Beamer can also handle MPTCP traffic (all iOS-based phones have MPTCP, as do high end Android devices). MPTCP connections contain multiple subflows. Beamer uses the (otherwise unused) destination port in SYN JOIN packets to encode the server identifier for secondary subflows. Ports 1-1024 are reserved for actual services, port numbers in the range 1025-65535 are used to encode server identifiers.
Whenever a new MPTCP connection is established, servers send an ACK with
add addressoption to the client with the VIP address and the server identifier as port number. The client remembers this new address/port combination and will send subsequent subflows to it.
The control plane
The control plane is built on top of ZooKeeper and uses two-phase commit to keep copies in sync. Only the controller writes to ZooKeeper, and muxes only read. Backend servers do not interact with ZooKeeper at all.
See §4.5 for the fine print.
Experiments on EC2 tested Beamer with one hundred muxes, 64K DIPs, and 6.4 million buckets.
Our results show that Beamer is simultaneously fast and robust: no connections are ever dropped, in contrast to stateful approaches, Beamer’s dataplane performance is twice that of the best existing software solution, and our mux introduces negligible latency when underloaded (100µs).
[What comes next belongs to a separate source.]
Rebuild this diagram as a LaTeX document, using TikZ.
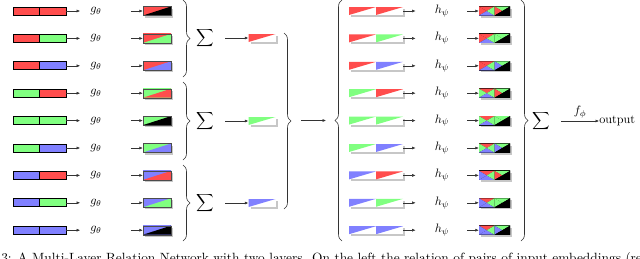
\documentclass[tikz,border=0pt]{standalone}
\usetikzlibrary{arrows.meta,decorations.pathreplacing,shadows}
\definecolor{cr}{RGB}{255,77,77}
\definecolor{cg}{RGB}{128,255,128}
\definecolor{cb}{RGB}{128,128,255}
\tikzset{
  pp/.style={path picture={\begin{scope}[shift={(path picture bounding box.center)},x=1pt,y=1pt]#1\end{scope}}},
  shad/.style={general shadow={fill=black!22,shadow xshift=2pt,shadow yshift=-2pt}},
  inbar/.style 2 args={minimum width=53pt,minimum height=8pt,inner sep=0pt,draw=black,line width=0.8pt,
    pp={\fill[#1] (-30,-10) rectangle (0,10); \fill[#2] (0,-10) rectangle (30,10); \draw[line width=0.8pt] (0,-5)--(0,5);}},
  gbox/.style 2 args={minimum width=28pt,minimum height=9pt,inner sep=0pt,draw=black!70,line width=0.4pt,shad,
    pp={\fill[#1] (-20,-10) rectangle (20,10); \fill[#2] (-14,-4.5)--(14,4.5)--(14,-4.5)--cycle;}},
  sbox/.style={minimum width=27pt,minimum height=8pt,inner sep=0pt,fill=white,shad,
    pp={\fill[#1] (-13.5,-4)--(-13.5,4)--(13.5,4)--cycle;}},
  hbox/.style n args={8}{minimum width=31pt,minimum height=9pt,inner sep=0pt,shad,
    pp={\fill[black] (-20,-10) rectangle (20,10);
      \fill[#1] (-15.5,4.5)--(0,4.5)--(-7.75,0)--cycle;
      \fill[#2] (-15.5,4.5)--(-15.5,-4.5)--(-7.75,0)--cycle;
      \fill[#3] (-15.5,-4.5)--(0,-4.5)--(-7.75,0)--cycle;
      \fill[#4] (0,4.5)--(0,-4.5)--(-7.75,0)--cycle;
      \fill[#5] (0,4.5)--(15.5,4.5)--(7.75,0)--cycle;
      \fill[#6] (0,4.5)--(0,-4.5)--(7.75,0)--cycle;
      \fill[#7] (0,-4.5)--(15.5,-4.5)--(7.75,0)--cycle;
      \fill[#8] (15.5,4.5)--(15.5,-4.5)--(7.75,0)--cycle;}},
  txt/.style={inner sep=0pt,scale=1.22},
  arr/.style={-{Latex[length=3.5pt,width=3pt]},line width=0.5pt,black!80},
  brc/.style={decorate,decoration={brace,amplitude=7pt},line width=0.6pt,black!80},
}
\begin{document}
\begin{tikzpicture}[x=1pt,y=-1pt]
\useasboundingbox (0,0) rectangle (640,258);
\foreach \k/\a/\b/\c in {0/cr/cr/black,1/cr/cg/cg,2/cr/cb/cb,3/cg/cr/cr,4/cg/cg/black,5/cg/cb/cb,6/cb/cr/cr,7/cb/cg/cg,8/cb/cb/black}{
  \pgfmathsetmacro\y{11+27.4*\k}
  \node[inbar={\a}{\b}] (in\k) at (39.5,\y) {};
  \node[txt] (g\k) at (96,\y) {$g_\theta$};
  \node[gbox={\a}{\c}] (go\k) at (157,\y) {};
  \draw[arr,shorten >=10pt] (in\k) -- (g\k);
  \draw[arr,shorten <=29pt] (g\k) -- (go\k);
  \node[sbox=\a] (pa\k) at (362.5,\y) {};
  \node[sbox=\b] (pb\k) at (389.5,\y) {};
  \node[txt] (h\k) at (442,\y) {$h_\psi$};
  \node[hbox={cr}{\a}{cb}{cg}{cg}{\b}{black}{black}] (ho\k) at (494.5,\y) {};
  \draw[arr,shorten >=19pt] (pb\k) -- (h\k);
  \draw[arr,shorten <=18pt] (h\k) -- (ho\k);
}
% first-layer braces and sums
\draw[brc] (183,0) -- (183,77);
\draw[brc] (183,82) -- (183,160);
\draw[brc] (183,165) -- (183,241);
\foreach \j/\a/\y in {1/cr/38,2/cg/121,3/cb/203}{
  \node[txt] (s\j) at (205,\y) {$\displaystyle\sum$};
  \node[sbox=\a] (m\j) at (262,\y) {};
  \draw[arr,shorten <=11pt] (s\j) -- (m\j);
}
\draw[brc] (284,33) -- (284,209);
\coordinate (c1) at (301,120.5);
\coordinate (c2) at (326,120.5);
\draw[arr] (c1) -- (c2);
% second-layer braces
\draw[brc] (342,241) -- (342,0);
\draw[brc] (521,0) -- (521,241);
\node[txt] (s4) at (541,121) {$\displaystyle\sum$};
\node[txt,anchor=west] (out) at (599,121) {output};
\draw[arr,shorten <=11pt] (s4) -- (out);
\node[txt] (f) at (580,112) {$f_\phi$};
% caption (cut off at the lower edge, as in the reference)
\begin{scope}
\clip (0,0) rectangle (640,258);
\node[inner sep=0pt,scale=1.34,anchor=base west] (cap) at (1,262) {3: A Multi-Layer Relation Network with two layers. On the left the relation of pairs of input embeddings (red,};
\end{scope}
\end{tikzpicture}
\end{document}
With a single server sourcing around 1-10Gbps of traffic, a single software mux could cater for 50-500 servers. Testing a P4 prototype implementation using a hardware simulator showed that a P4 mux can handle around 60Mpps.
The evaluation section also contains an analysis of the impact of mux churn (§6.2), MPTCP load balancing (§6.3), and controller scalability (§6.4), which I don’t have space to cover here. The short version is that everything seems to work well!
Our experiments show that Beamer is not only fast, but also extremely robust to mux and server addition, removal, or failures as well as heavy SYN flood attacks.